At Wikimania Gdansk I talked about the newest addition to Wikistats: article revert trends.
This week the new set of tables and charts has been released for almost 800 Wikimedia wikis. For example here is the report for the English Wikipedia.
In recent years there has been much talk within the Wikimedia community about edit reverts. Is there a growing tendency to revert (undo) new contributions, especially edits by anonymous users? If so, does this discourage new users to contribute? How large is the share of reverts anyway? Is an initiative like Flagged Revisions (FlagRevs), which seeks to shield the general public from deliberate but mostly short-lived lapses in article quality, effective? Is it also non-disruptive? The latter questions also bear some relevance for the current Pending Changes initiative, which was inspired by FlagRevs.
Particularly on the German Wikipedia, where FlagRevs first took off, there is a set of relevant statistics already, notably these trend charts by user ParaDox. Also some months ago Felipe Ortega was asked by the German Chapter to look at the effect of FlagRevs. Felipe also presented at Wikimania Gdansk. Although there are differences in our approaches, and our research only partially overlapped, I am glad our conclusions are roughly the same (see our presentations).
As always I looked for an approach that is language independent, and therefore applicable for all our wikis, yet yields solid results. In this case the crucial factor was how to recognize reverts in our archives (xml dumps).
One way is to look for key words in the edit comments that correlate well with reverts. Advantage is: it can detect incomplete reverts, where a user manually undoes most of the last changes , but not quite completely restores the previous state of the article. Drawbacks are: quite many false positives are inevitable, and of course it does not scale well to 280 languages.

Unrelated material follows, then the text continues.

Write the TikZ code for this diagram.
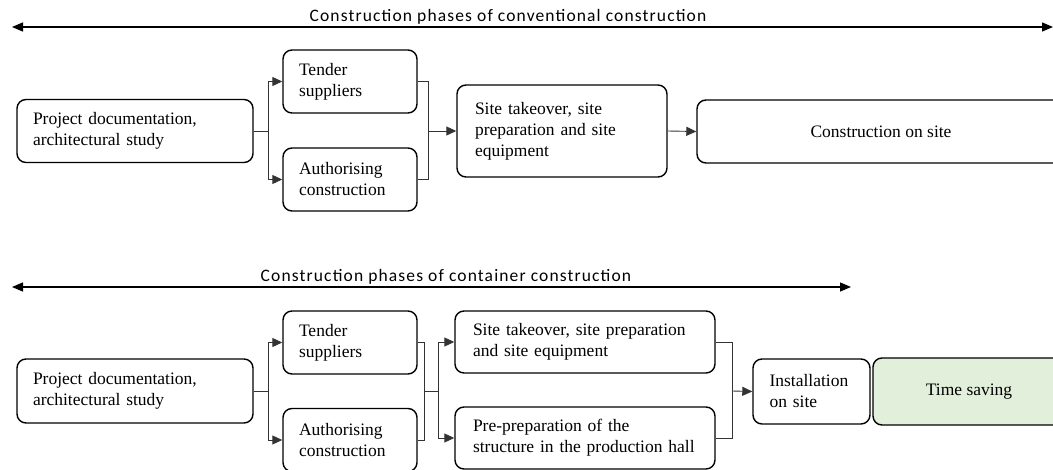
\documentclass[tikz,border=0pt]{standalone}
\usepackage{fontspec}
\setmainfont{Liberation Serif}
\newfontfamily\labfont[LetterSpace=6.5]{Carlito}
\usetikzlibrary{arrows.meta}
\begin{document}
\begin{tikzpicture}[x=1pt,y=-1pt,
  box/.style={draw, line width=1.4pt, rounded corners=9pt, inner xsep=16pt, inner ysep=0pt,
    align=left, font=\fontsize{17.5}{21}\selectfont, anchor=center},
  cbox/.style={box, align=center},
  conn/.style={line width=0.9pt, draw=black!80},
  arr/.style={conn, -{Triangle[length=10pt,width=9pt]}},
  phase/.style={line width=1.4pt, {Triangle[length=11pt,width=9pt]}-{Triangle[length=11pt,width=9pt]}},
  lab/.style={font=\labfont\fontsize{17.5}{19}\selectfont, inner sep=0pt}
]
\useasboundingbox (0,0) rectangle (1053,470);
\clip (0,0) rectangle (1053,470);

% ---------- top: conventional ----------
\coordinate (p1l) at (12,27);
\coordinate (p1r) at (1053,27);
\draw[phase] (p1l) -- (p1r);
\node[lab] (l1) at (508,17) {Construction phases of conventional construction};

\node[box, minimum width=236pt, minimum height=63pt, text width=204pt] (pd1) at (135,131)
  {Project documentation,\\architectural study};
\node[box, minimum width=134pt, minimum height=63pt, text width=102pt] (ts1) at (350,81.5)
  {Tender\\suppliers};
\node[box, minimum width=134pt, minimum height=63pt, text width=102pt] (au1) at (350,179.5)
  {Authorising\\construction};
\node[box, minimum width=210pt, minimum height=92pt, text width=174pt, inner xsep=18pt] (st1) at (562,131)
  {Site takeover, site\\preparation and site\\equipment};
\node[cbox, minimum width=368pt, minimum height=63pt] (cs1) at (881,131.5)
  {Construction on site};

\coordinate (s1) at (268,131);
\coordinate (j1) at (428,131);
\draw[conn] (pd1.east) -- (s1);
\draw[arr] (s1) |- (ts1.west);
\draw[arr] (s1) |- (au1.west);
\draw[conn] (ts1.east) -| (j1);
\draw[conn] (au1.east) -| (j1);
\draw[arr] (j1) -- (st1.west);
\draw[arr] (st1.east) -- (cs1.west);

% ---------- bottom: container ----------
\coordinate (p2l) at (12,287);
\coordinate (p2r) at (851,287);
\draw[phase] (p2l) -- (p2r);
\node[lab] (l2) at (446,277) {Construction phases of container construction};

\node[box, minimum width=236pt, minimum height=64pt, text width=204pt] (pd2) at (135,391)
  {Project documentation,\\architectural study};
\node[box, minimum width=134pt, minimum height=63pt, text width=102pt] (ts2) at (350,342.5)
  {Tender\\suppliers};
\node[box, minimum width=134pt, minimum height=63pt, text width=102pt] (au2) at (350,440)
  {Authorising\\construction};
\node[box, minimum width=260pt, minimum height=62pt, text width=224pt, inner xsep=18pt] (st2) at (585,342)
  {Site takeover, site preparation\\and site equipment};
\node[box, minimum width=260pt, minimum height=62pt, text width=224pt, inner xsep=18pt] (pp2) at (585,438)
  {Pre-preparation of the\\structure in the production hall};
\node[box, minimum width=117pt, minimum height=65pt, text width=84pt, inner xsep=16.5pt] (in2) at (811.5,391.5)
  {Installation\\on site};
\node[cbox, minimum width=192pt, minimum height=67pt, fill={rgb,255:red,226;green,239;blue,218}] (tm2) at (969,391.5)
  {Time saving};

\coordinate (s2) at (268,391);
\coordinate (j2) at (424,391);
\coordinate (s3) at (438,391);
\coordinate (j3) at (732,391);
\draw[conn] (pd2.east) -- (s2);
\draw[arr] (s2) |- (ts2.west);
\draw[arr] (s2) |- (au2.west);
\draw[conn] (ts2.east) -| (j2);
\draw[conn] (au2.east) -| (j2);
\draw[conn] (j2) -- (s3);
\draw[arr] (s3) |- (st2.west);
\draw[arr] (s3) |- (pp2.west);
\draw[conn] (st2.east) -| (j3);
\draw[conn] (pp2.east) -| (j3);
\draw[arr] (j3) -- (in2.west);
\end{tikzpicture}
\end{document}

There is a way to detect complete reverts efficiently: calculate a checksum for each revision, and compare this with checksums of earlier revisions. The MD5 checksum algorithm guarantees with near certainty that equal checksums imply equal input, byte for byte, in this case full revision contents. Another important advantage: it is completely irrelevant what language or encoding is used in any wiki. For a few large wikis I tried both approaches: a wiki specific set of keywords in comments, and MD5 checksums. However tables and charts in the new reports are almost solely based on the more reliable MD5 approach.
Here is a summary of the tables and charts that together comprise the new report: Tables: ranking of most reverted users, most reverting users, most reverted articles. Charts: edit trends (some published earlier) , and revert trends. Reverts trends come in two variations: revert ratio per class of editor (registered or anonymous editor, or bot) and breakdown of anonymous edits by class of reverting editor. All charts come in two variations: one shows the raw numbers, another show trends (raw data minus seasonal patterns and random variations).
Surely there is ample risk of information overload. But I am convinced that for many of our wikis some people will be motivated to dig into these stats and come up with a context and some explanations, a story which will have wider implications beyond that particular wiki.
Hopefully the new stats can bring some solid numbers to discussions about our revert policies. Of course these numbers are influenced by methodology, are selective (meaning they don’t address all issues), and probably raise some new questions.The data files generated in this project can be reused in further research, e.g. to determine which share of bad edits is detected and undone before a an article update revision is released to the public.
Disclaimer: complex social phenomena will never be explained by quantative data only, and seldom yield to what-if questions, neither do they lend themselves easily to double blind experiments.
See also my slides for Wikimania Gdansk presentation.
Note: in the new reports some language links are missing. Until fixed please use this table to access all reports.
Update: anyone interested in studying revert patterns be advised to look into the work of Palo Alto Research Center scientist Ed Chi and his colleagues. Ed has been studying Wikipedia and its growth patterns for many years now. Vandalism and reverts were part of that research. Among his many publications several focus on Wikipedia, two recent ones relevant to this topic are The Singularity is Not Near: Slowing Growth of Wikipedia (2009) and What’s in Wikipedia? Mapping Topics and Conflict Using Socially Annotated Category Structure (2009).